The Lives of Others (Das Leben der Anderen): Sony Pictures Classics picked up writer-director Florian Henckel-Donnersmarck's film debut, which was a surprise hit in Germany, this May. This chilling portrait of the last days of the Stasi, the corrupt East German Secret Police, focuses on the transformation of one committed Stasi agent (Ulrich Muhe) as he listens in on the lives of a decent, successful playwright (Sebastian Koch) and his ambitious actress wife and muse (Martina Gedeck). Telluride Reaction: Rapturous. Oscar Watch: If Germany submits the film for Oscar consideration, it should land a nomination.


Catch a Fire: Phillip Noyce brings impeccable style to the real-life story of a South African oil refinery worker, Patrick Chamuso (Derek Luke), who becomes the target of the South African security police. Written by Shawn Slovo (A World Apart), the movie includes her late father Joe Slovo as one of the organizers of the anti-apartheid resistance movement. Telluride Reaction: Good. Oscar Watch: Derek Luke is strong and could prevail in an unusually weak year for leading men, but the movie will need brilliant marketing from Focus Features and huge critical and audience support to survive the competitive Oscar season.

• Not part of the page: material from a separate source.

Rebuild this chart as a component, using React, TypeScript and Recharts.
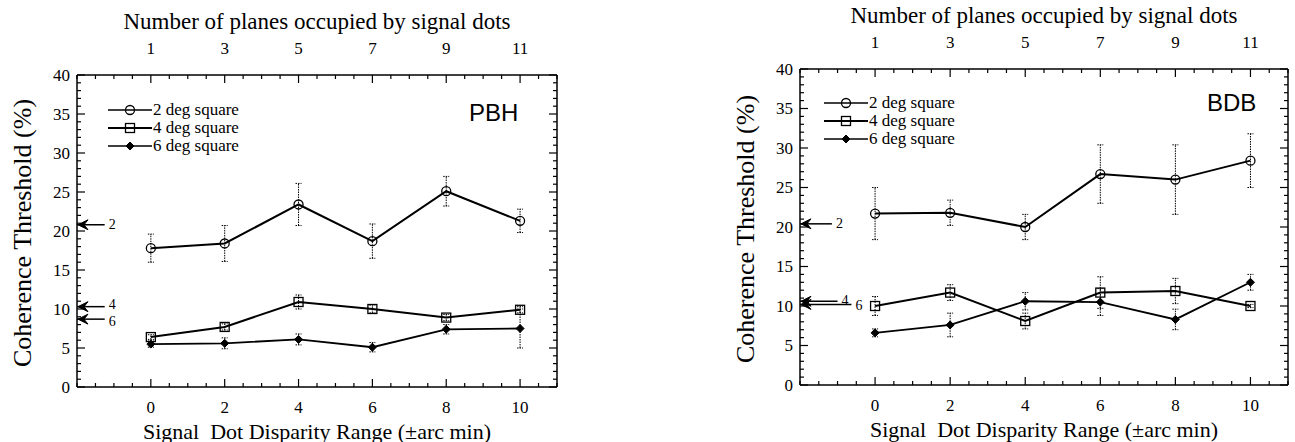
import React from 'react';
import {
  ComposedChart,
  Line,
  XAxis,
  YAxis,
  ErrorBar,
  ReferenceLine,
  ReferenceDot,
  Legend,
} from 'recharts';

// ---------- data ----------
const disparity = [0, 2, 4, 6, 8, 10];
const planeLabels = ['1', '3', '5', '7', '9', '11'];
const yMajorTicks = [0, 5, 10, 15, 20, 25, 30, 35, 40];
const seriesNames = ['2 deg square', '4 deg square', '6 deg square'];
const arrowLabels = ['2', '4', '6'];

// PBH (left panel)
const pbh2 = [17.8, 18.4, 23.4, 18.7, 25.1, 21.3];
const pbh2Err = [1.8, 2.3, 2.7, 2.2, 1.9, 1.5];
const pbh4 = [6.4, 7.7, 10.9, 10.0, 8.9, 9.9];
const pbh4Err = [0.3, 0.4, 0.9, 0.5, 0.4, 0.4];
const pbh6 = [5.5, 5.6, 6.1, 5.1, 7.4, 7.5];
const pbh6Err = [0.4, 0.7, 0.7, 0.6, 0.6, 2.5];
const pbhArrowLevels = [20.8, 10.3, 8.7];
const pbhArrowTails = [-1.25, -1.25, -1.25];

// BDB (right panel)
const bdb2 = [21.7, 21.8, 20.0, 26.7, 26.0, 28.4];
const bdb2Err = [3.3, 1.6, 1.6, 3.7, 4.4, 3.4];
const bdb4 = [10.0, 11.7, 8.1, 11.7, 11.9, 10.0];
const bdb4Err = [1.2, 1.0, 1.0, 2.0, 1.6, 0.2];
const bdb6 = [6.6, 7.6, 10.6, 10.5, 8.3, 13.0];
const bdb6Err = [0.5, 1.5, 1.1, 1.7, 1.3, 1.0];
const bdbArrowLevels = [20.4, 10.6, 10.2];
const bdbArrowTails = [-1.15, -1.0, -0.63];

// axis tick positions
const xTicks: number[] = [];
for (let v = -2; v <= 11.001; v += 0.5) xTicks.push(Math.round(v * 10) / 10);
const yTicks: number[] = [];
for (let v = 0; v <= 40; v += 1) yTicks.push(v);

// ---------- styles ----------
const SERIF = 'Liberation Serif, DejaVu Serif, serif';
const SANS = 'Liberation Sans, Arial, sans-serif';
const TICK_FONT = 17;
const TITLE_FONT = 23;
const XLABEL_FONT = 22;
const YLABEL_FONT = 26;
const ARROW_FONT = 14;

// ---------- markers ----------
const circleShape = (cx: number, cy: number, k?: string) => (
  <circle key={k} cx={cx} cy={cy} r={4.5} fill="none" stroke="#000" strokeWidth={1.3} />
);
const squareShape = (cx: number, cy: number, k?: string) => (
  <rect key={k} x={cx - 4.5} y={cy - 4.5} width={9} height={9} fill="none" stroke="#000" strokeWidth={1.3} />
);
const diamondShape = (cx: number, cy: number, k?: string) => (
  <polygon
    key={k}
    points={`${cx},${cy - 4} ${cx + 4},${cy} ${cx},${cy + 4} ${cx - 4},${cy}`}
    fill="#000"
    stroke="#000"
    strokeWidth={1}
  />
);
const markerFns = [circleShape, squareShape, diamondShape];

const makeDot = (i: number) => (p: any) => {
  if (p.cx == null || p.cy == null) return <g key={`n${i}-${p.index}`} />;
  return markerFns[i](p.cx, p.cy, `d${i}-${p.index}`);
};

// ---------- ticks ----------
const BottomTick = (props: any) => {
  const { x, y, payload } = props;
  const v = payload.value;
  const idx = disparity.indexOf(v);
  const major = idx >= 0;
  return (
    <g>
      <line x1={x} x2={x} y1={y} y2={y - (major ? 8 : 4)} stroke="#000" strokeWidth={1.2} />
      {major && (
        <text x={x} y={y + 20} textAnchor="middle" dominantBaseline="central" fontSize={TICK_FONT} fontFamily={SERIF} fill="#000">
          {String(disparity[idx])}
        </text>
      )}
    </g>
  );
};

const TopTick = (props: any) => {
  const { x, y, payload } = props;
  const v = payload.value;
  const idx = disparity.indexOf(v);
  const major = idx >= 0;
  return (
    <g>
      <line x1={x} x2={x} y1={y} y2={y + (major ? 8 : 4)} stroke="#000" strokeWidth={1.2} />
      {major && (
        <text x={x} y={y - 27} textAnchor="middle" dominantBaseline="central" fontSize={TICK_FONT} fontFamily={SERIF} fill="#000">
          {planeLabels[idx]}
        </text>
      )}
    </g>
  );
};

const LeftTick = (props: any) => {
  const { x, y, payload } = props;
  const v = payload.value;
  const major = yMajorTicks.includes(v);
  return (
    <g>
      <line x1={x} x2={x + (major ? 8 : 4)} y1={y} y2={y} stroke="#000" strokeWidth={1.2} />
      {major && (
        <text x={x - 7} y={y} textAnchor="end" dominantBaseline="central" fontSize={TICK_FONT} fontFamily={SERIF} fill="#000">
          {String(v)}
        </text>
      )}
    </g>
  );
};

const RightTick = (props: any) => {
  const { x, y, payload } = props;
  const v = payload.value;
  const major = yMajorTicks.includes(v);
  return <line x1={x} x2={x - (major ? 8 : 4)} y1={y} y2={y} stroke="#000" strokeWidth={1.2} />;
};

const ArrowHead = (p: any) => (
  <path
    d={`M ${p.cx + 1} ${p.cy} L ${p.cx + 11} ${p.cy - 5} L ${p.cx + 7} ${p.cy} L ${p.cx + 11} ${p.cy + 5} Z`}
    fill="#000"
    stroke="#000"
    strokeWidth={1}
  />
);

// label beside an arrow tail; the close pair "4"/"6" is nudged apart slightly
const makeArrowLabel = (text: string, nudge: number) => (lp: any) => {
  const vb = lp.viewBox || {};
  const x = (vb.x ?? 0) + (vb.width ?? 0) + 4;
  const y = (vb.y ?? 0) + (vb.height ?? 0) / 2 + nudge;
  return (
    <text x={x} y={y} textAnchor="start" dominantBaseline="central" fontSize={ARROW_FONT} fontFamily={SERIF} fill="#000">
      {text}
    </text>
  );
};

// ---------- legend ----------
const LegendContent = () => (
  <div style={{ fontFamily: SERIF, fontSize: 17, color: '#000' }}>
    {seriesNames.map((n, i) => (
      <div key={n} style={{ display: 'flex', alignItems: 'center', height: 18 }}>
        <svg width={44} height={14} style={{ display: 'block' }}>
          <line x1={0} x2={44} y1={7} y2={7} stroke="#000" strokeWidth={i === 1 ? 2 : 1.3} />
          {markerFns[i](22, 7)}
        </svg>
        <span style={{ marginLeft: 1, lineHeight: '18px' }}>{n}</span>
      </div>
    ))}
  </div>
);

// ---------- panel ----------
type PanelProps = {
  left: number;
  width: number;
  margin: { top: number; right: number; bottom: number; left: number };
  yAxisWidth: number;
  rightAxisWidth: number;
  s2: number[];
  e2: number[];
  s4: number[];
  e4: number[];
  s6: number[];
  e6: number[];
  arrowLevels: number[];
  arrowTails: number[];
  arrowNudges: number[];
  name: string;
  nameLeft: number;
  nameTop: number;
  legendLeft: number;
  legendTop: number;
};

const Panel = (p: PanelProps) => {
  const data = disparity.map((x, i) => ({
    x,
    a: p.s2[i],
    ae: p.e2[i],
    b: p.s4[i],
    be: p.e4[i],
    c: p.s6[i],
    ce: p.e6[i],
  }));
  const errProps = { width: 3, stroke: '#000', strokeWidth: 1, strokeDasharray: '1.5 1', direction: 'y' as const };
  return (
    <div style={{ position: 'absolute', left: p.left, top: 0, width: p.width, height: 442, fontFamily: SERIF }}>
      <ComposedChart width={p.width} height={442} data={data} margin={p.margin} style={{ fontFamily: SERIF }}>
        <XAxis
          xAxisId="b"
          dataKey="x"
          type="number"
          domain={[-2, 11]}
          allowDataOverflow
          ticks={xTicks}
          interval={0}
          tickLine={false}
          tickSize={0}
          tickMargin={0}
          height={30}
          axisLine={{ stroke: '#000', strokeWidth: 1.5 }}
          tick={<BottomTick />}
          label={{
            content: (lp: any) => {
              const vb = lp.viewBox || {};
              return (
                <text
                  x={vb.x + vb.width / 2}
                  y={vb.y + 44}
                  textAnchor="middle"
                  dominantBaseline="central"
                  fontSize={XLABEL_FONT}
                  fontFamily={SERIF}
                  fill="#000"
                  style={{ whiteSpace: 'pre' }}
                >
                  {'Signal  Dot Disparity Range (±arc min)'}
                </text>
              );
            },
          }}
        />
        <XAxis
          xAxisId="t"
          orientation="top"
          dataKey="x"
          type="number"
          domain={[-2, 11]}
          allowDataOverflow
          ticks={xTicks}
          interval={0}
          tickLine={false}
          tickSize={0}
          tickMargin={0}
          height={40}
          axisLine={{ stroke: '#000', strokeWidth: 1.5 }}
          tick={<TopTick />}
          label={{
            content: (lp: any) => {
              const vb = lp.viewBox || {};
              return (
                <text
                  x={vb.x + vb.width / 2}
                  y={vb.y + vb.height - 54}
                  textAnchor="middle"
                  dominantBaseline="central"
                  fontSize={TITLE_FONT}
                  fontFamily={SERIF}
                  fill="#000"
                >
                  Number of planes occupied by signal dots
                </text>
              );
            },
          }}
        />
        <YAxis
          yAxisId="l"
          type="number"
          domain={[0, 40]}
          allowDataOverflow
          ticks={yTicks}
          interval={0}
          tickLine={false}
          tickSize={0}
          tickMargin={0}
          width={p.yAxisWidth}
          axisLine={{ stroke: '#000', strokeWidth: 1.5 }}
          tick={<LeftTick />}
          label={{
            content: (lp: any) => {
              const vb = lp.viewBox || {};
              const cx = vb.x + vb.width - 55;
              const cy = vb.y + vb.height / 2 + 2;
              return (
                <text
                  x={cx}
                  y={cy}
                  transform={`rotate(-90 ${cx} ${cy})`}
                  textAnchor="middle"
                  dominantBaseline="central"
                  fontSize={YLABEL_FONT}
                  fontFamily={SERIF}
                  fill="#000"
                >
                  Coherence Threshold (%)
                </text>
              );
            },
          }}
        />
        <YAxis
          yAxisId="r"
          orientation="right"
          type="number"
          domain={[0, 40]}
          allowDataOverflow
          ticks={yTicks}
          interval={0}
          tickLine={false}
          tickSize={0}
          tickMargin={0}
          width={p.rightAxisWidth}
          axisLine={{ stroke: '#000', strokeWidth: 1.5 }}
          tick={<RightTick />}
        />
        <Legend
          layout="vertical"
          align="center"
          verticalAlign="middle"
          content={LegendContent}
          wrapperStyle={{ left: p.legendLeft, top: p.legendTop, width: 200, height: 60 }}
        />
        {p.arrowLevels.map((lv, i) => (
          <ReferenceLine
            key={`al${i}`}
            xAxisId="b"
            yAxisId="l"
            segment={[
              { x: -2, y: lv },
              { x: p.arrowTails[i], y: lv },
            ]}
            stroke="#000"
            strokeWidth={1.5}
            label={{ content: makeArrowLabel(arrowLabels[i], p.arrowNudges[i]) }}
          />
        ))}
        {p.arrowLevels.map((lv, i) => (
          <ReferenceDot key={`ad${i}`} xAxisId="b" yAxisId="l" x={-2} y={lv} r={3} shape={ArrowHead} />
        ))}
        <Line
          xAxisId="b"
          yAxisId="l"
          dataKey="a"
          name={seriesNames[0]}
          type="linear"
          stroke="#000"
          strokeWidth={2}
          dot={makeDot(0)}
          activeDot={false}
          isAnimationActive={false}
        >
          <ErrorBar dataKey="ae" {...errProps} />
        </Line>
        <Line
          xAxisId="b"
          yAxisId="l"
          dataKey="b"
          name={seriesNames[1]}
          type="linear"
          stroke="#000"
          strokeWidth={2}
          dot={makeDot(1)}
          activeDot={false}
          isAnimationActive={false}
        >
          <ErrorBar dataKey="be" {...errProps} />
        </Line>
        <Line
          xAxisId="b"
          yAxisId="l"
          dataKey="c"
          name={seriesNames[2]}
          type="linear"
          stroke="#000"
          strokeWidth={1.8}
          dot={makeDot(2)}
          activeDot={false}
          isAnimationActive={false}
        >
          <ErrorBar dataKey="ce" {...errProps} />
        </Line>
      </ComposedChart>
      <div
        style={{
          position: 'absolute',
          left: p.nameLeft,
          top: p.nameTop,
          fontFamily: SANS,
          fontSize: 24,
          lineHeight: '24px',
          color: '#000',
          pointerEvents: 'none',
        }}
      >
        {p.name}
      </div>
    </div>
  );
};

export default function App() {
  return (
    <div style={{ position: 'absolute', left: 0, top: 0, width: 1295, height: 442, background: '#fff', overflow: 'hidden' }}>
      <Panel
        left={0}
        width={620}
        margin={{ top: 35, right: 53, bottom: 25, left: 0 }}
        yAxisWidth={77}
        rightAxisWidth={10}
        s2={pbh2}
        e2={pbh2Err}
        s4={pbh4}
        e4={pbh4Err}
        s6={pbh6}
        e6={pbh6Err}
        arrowLevels={pbhArrowLevels}
        arrowTails={pbhArrowTails}
        arrowNudges={[0, -2, 2]}
        name="PBH"
        nameLeft={469}
        nameTop={101}
        legendLeft={108}
        legendTop={101}
      />
      <Panel
        left={700}
        width={595}
        margin={{ top: 29, right: 0, bottom: 27, left: 0 }}
        yAxisWidth={100}
        rightAxisWidth={7}
        s2={bdb2}
        e2={bdb2Err}
        s4={bdb4}
        e4={bdb4Err}
        s6={bdb6}
        e6={bdb6Err}
        arrowLevels={bdbArrowLevels}
        arrowTails={bdbArrowTails}
        arrowNudges={[0, -1, 1]}
        name="BDB"
        nameLeft={507}
        nameTop={91}
        legendLeft={124}
        legendTop={94}
      />
    </div>
  );
}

Infamous: It's fascinating to watch Douglas McGrath's take on Truman Capote. It's the same story as last year's Capote, told in a very different way. It's warmer and more moving, because the screenplay goes farther with the relationship in the prison between Capote (Toby Jones) and his In Cold Blood murderer, Perry Smith (Daniel Craig). They were really lovers, and that makes Smith's execution even more devastating for the writer. You understand why he was destroyed by it. Knowing that Capote was coming, then Warner Independent Pictures president Mark Gill made the decision a year ago to push the movie back into this year's Oscar season. It's unfortunate that the second film will inevitably suffer; but WIP will push to get people to see it. Telluride Reaction: Positive. Oscar Watch: Jones can't go up against the memory of Philip Seymour Hoffman, last year's Oscar winner, nor will Sandra Bullock erase Catherine Keener as Harper Lee. But Daniel Craig's powerful performance as Smith has a shot as supporting.